- Recorded data:
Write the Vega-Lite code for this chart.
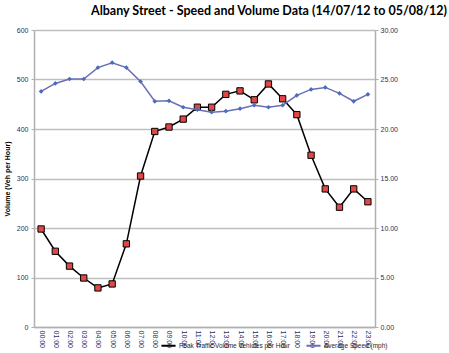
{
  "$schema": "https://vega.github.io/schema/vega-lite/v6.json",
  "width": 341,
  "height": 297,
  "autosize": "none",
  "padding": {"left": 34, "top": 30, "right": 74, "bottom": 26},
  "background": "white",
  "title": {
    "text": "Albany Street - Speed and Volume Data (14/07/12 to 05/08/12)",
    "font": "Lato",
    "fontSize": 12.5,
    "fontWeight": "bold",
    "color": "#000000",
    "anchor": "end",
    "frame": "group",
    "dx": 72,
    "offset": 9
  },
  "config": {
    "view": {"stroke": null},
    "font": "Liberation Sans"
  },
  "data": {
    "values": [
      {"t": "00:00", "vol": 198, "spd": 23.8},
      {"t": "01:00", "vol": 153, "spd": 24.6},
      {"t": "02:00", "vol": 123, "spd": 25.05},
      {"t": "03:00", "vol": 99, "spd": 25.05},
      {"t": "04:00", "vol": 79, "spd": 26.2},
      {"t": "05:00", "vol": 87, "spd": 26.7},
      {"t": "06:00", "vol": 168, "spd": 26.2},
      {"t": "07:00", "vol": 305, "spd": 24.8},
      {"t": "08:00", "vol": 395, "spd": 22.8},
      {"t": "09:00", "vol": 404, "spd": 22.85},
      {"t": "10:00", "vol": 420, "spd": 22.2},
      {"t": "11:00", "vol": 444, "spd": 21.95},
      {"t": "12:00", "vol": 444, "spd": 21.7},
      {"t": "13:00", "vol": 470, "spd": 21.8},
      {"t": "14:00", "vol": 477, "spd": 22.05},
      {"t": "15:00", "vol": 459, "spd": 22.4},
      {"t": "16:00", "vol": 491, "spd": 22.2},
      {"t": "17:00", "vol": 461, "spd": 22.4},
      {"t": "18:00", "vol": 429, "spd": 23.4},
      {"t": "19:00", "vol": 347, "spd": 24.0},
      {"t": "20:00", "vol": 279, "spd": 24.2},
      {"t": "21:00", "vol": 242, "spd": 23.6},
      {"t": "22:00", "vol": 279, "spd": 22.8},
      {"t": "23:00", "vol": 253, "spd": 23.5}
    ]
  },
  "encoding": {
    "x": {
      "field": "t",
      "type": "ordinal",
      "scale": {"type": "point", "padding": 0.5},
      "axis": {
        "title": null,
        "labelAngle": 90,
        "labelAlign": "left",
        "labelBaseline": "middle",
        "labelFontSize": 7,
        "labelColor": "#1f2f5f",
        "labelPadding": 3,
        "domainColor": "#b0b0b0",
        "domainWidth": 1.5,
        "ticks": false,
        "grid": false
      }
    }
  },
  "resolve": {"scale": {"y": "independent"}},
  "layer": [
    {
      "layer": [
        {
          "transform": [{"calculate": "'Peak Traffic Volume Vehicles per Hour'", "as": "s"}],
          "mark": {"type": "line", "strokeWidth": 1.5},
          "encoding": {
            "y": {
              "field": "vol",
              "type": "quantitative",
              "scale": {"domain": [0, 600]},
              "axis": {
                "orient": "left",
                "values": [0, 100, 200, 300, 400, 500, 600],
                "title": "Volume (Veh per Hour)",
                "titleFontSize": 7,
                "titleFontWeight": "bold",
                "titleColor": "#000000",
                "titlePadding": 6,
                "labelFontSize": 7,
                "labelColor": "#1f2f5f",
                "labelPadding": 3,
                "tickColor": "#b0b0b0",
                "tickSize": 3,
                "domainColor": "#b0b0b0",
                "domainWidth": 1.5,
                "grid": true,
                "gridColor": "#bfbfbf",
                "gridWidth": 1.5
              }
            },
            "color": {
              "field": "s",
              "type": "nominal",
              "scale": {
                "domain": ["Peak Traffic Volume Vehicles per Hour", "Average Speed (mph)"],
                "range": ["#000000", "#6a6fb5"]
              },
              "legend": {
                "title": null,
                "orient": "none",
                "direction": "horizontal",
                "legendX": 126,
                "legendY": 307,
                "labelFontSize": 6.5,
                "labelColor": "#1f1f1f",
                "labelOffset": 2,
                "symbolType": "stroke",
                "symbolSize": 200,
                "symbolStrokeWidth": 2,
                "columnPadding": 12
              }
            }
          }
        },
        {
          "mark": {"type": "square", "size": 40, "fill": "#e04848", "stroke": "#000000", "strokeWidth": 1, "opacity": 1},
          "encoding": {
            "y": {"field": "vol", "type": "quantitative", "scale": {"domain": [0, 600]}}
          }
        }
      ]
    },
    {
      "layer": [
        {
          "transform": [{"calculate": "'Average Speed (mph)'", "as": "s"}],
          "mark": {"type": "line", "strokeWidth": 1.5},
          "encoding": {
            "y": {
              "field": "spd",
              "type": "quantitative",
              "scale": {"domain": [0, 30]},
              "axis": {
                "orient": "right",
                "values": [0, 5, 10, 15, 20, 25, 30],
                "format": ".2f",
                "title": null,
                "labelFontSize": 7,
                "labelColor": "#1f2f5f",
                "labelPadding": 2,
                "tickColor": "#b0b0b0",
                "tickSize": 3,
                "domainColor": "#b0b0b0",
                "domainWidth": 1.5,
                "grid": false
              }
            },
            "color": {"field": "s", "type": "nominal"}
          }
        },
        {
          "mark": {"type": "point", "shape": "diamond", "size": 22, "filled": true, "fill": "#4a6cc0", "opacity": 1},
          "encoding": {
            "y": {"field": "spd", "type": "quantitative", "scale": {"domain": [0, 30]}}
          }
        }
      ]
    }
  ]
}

==

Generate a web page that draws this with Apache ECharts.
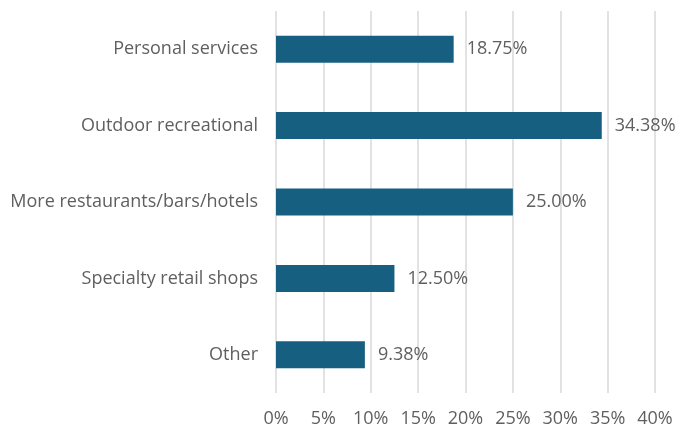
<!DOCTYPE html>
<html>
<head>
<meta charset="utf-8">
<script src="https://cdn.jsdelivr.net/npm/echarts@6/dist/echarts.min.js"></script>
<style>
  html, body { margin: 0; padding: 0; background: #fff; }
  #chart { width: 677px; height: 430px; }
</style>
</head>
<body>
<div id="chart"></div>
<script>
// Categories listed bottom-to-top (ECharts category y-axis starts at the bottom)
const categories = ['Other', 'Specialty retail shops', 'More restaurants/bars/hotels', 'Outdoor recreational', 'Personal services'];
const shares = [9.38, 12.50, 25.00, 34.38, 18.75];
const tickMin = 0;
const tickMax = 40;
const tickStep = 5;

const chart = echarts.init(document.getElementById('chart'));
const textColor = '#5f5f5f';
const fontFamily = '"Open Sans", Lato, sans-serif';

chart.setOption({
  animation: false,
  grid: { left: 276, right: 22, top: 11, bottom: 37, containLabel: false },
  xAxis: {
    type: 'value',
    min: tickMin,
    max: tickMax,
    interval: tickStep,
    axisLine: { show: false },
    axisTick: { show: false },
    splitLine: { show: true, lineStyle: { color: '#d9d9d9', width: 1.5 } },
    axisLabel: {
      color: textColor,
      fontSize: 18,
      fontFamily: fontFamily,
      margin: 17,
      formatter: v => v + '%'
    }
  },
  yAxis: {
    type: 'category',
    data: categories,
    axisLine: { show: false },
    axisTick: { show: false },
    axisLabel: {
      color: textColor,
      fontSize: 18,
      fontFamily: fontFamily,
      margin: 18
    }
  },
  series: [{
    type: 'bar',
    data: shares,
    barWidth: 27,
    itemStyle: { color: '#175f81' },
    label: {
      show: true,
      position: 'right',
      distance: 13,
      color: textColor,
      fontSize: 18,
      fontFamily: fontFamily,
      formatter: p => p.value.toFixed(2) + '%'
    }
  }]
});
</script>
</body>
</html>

- Short problem:
Nothing but a number is needed here: how many lines hold the string "this"?

- Correct answer:
2